Earlier this year, lawmakers passed a bill encouraging schools to offer an ethnic studies course to middle and high school students. In the Puget Sound region, a group of teachers is working on developing more culturally responsive math lessons.
Steve Harvey is a 5th grade teacher in the Everett School District and one of the educators organizing the project known as EduDesign Lab, which is done in coordination with the University of Washington College of Education.
“A lot of times marginalized groups feel like math is not a subject for them, and so we want to really be thinking about how math is for everybody and that by being more responsive to it, it provides an entrance for students to be thinking about, `Okay, this is something that really is for me,’” Harvey said.
About 20 educators just took part in a summer training through EduDesign Lab. They’ll meet periodically in the coming school year to share ideas about how to better tailor their math instruction for non-white students. EduDesign Lab will also offer professional development to secondary teachers working on social and emotional learning and special education teachers focusing on disability awareness.

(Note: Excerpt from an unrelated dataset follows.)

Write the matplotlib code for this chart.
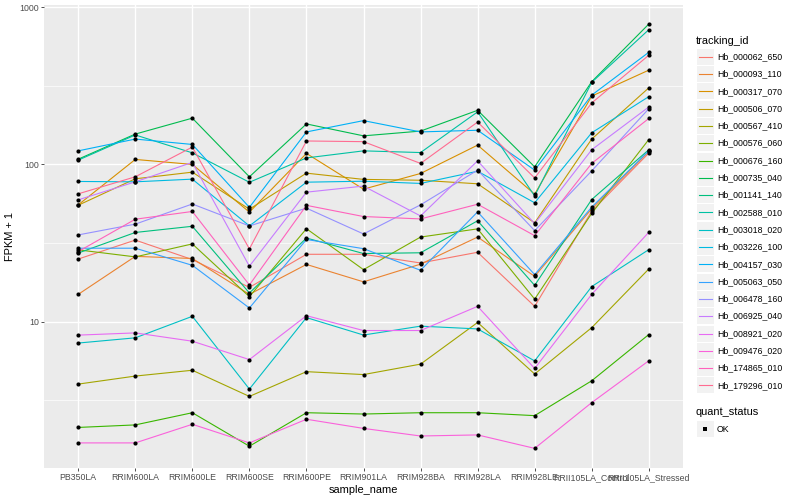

In Washington, 74 percent of Asian students and 56 percent of white students showed proficiency on the math standardized test in the 2017-18 school year. By comparison, 28 percent of black and African-American students and 32 percent of Latino students passed the assessment.
Harvey said standardized tests are often not written in a culturally responsive way and that may impact students’ performance. In addition, he said most of the curriculum he’s had access to is Eurocentric with only an occasional nod to non-white students.
“So they might throw in a name like Jose and say it’s being culturally responsive but then it’s still talking about something that doesn’t make sense to the majority of the marginalized groups of students that I work with,” Harvey said.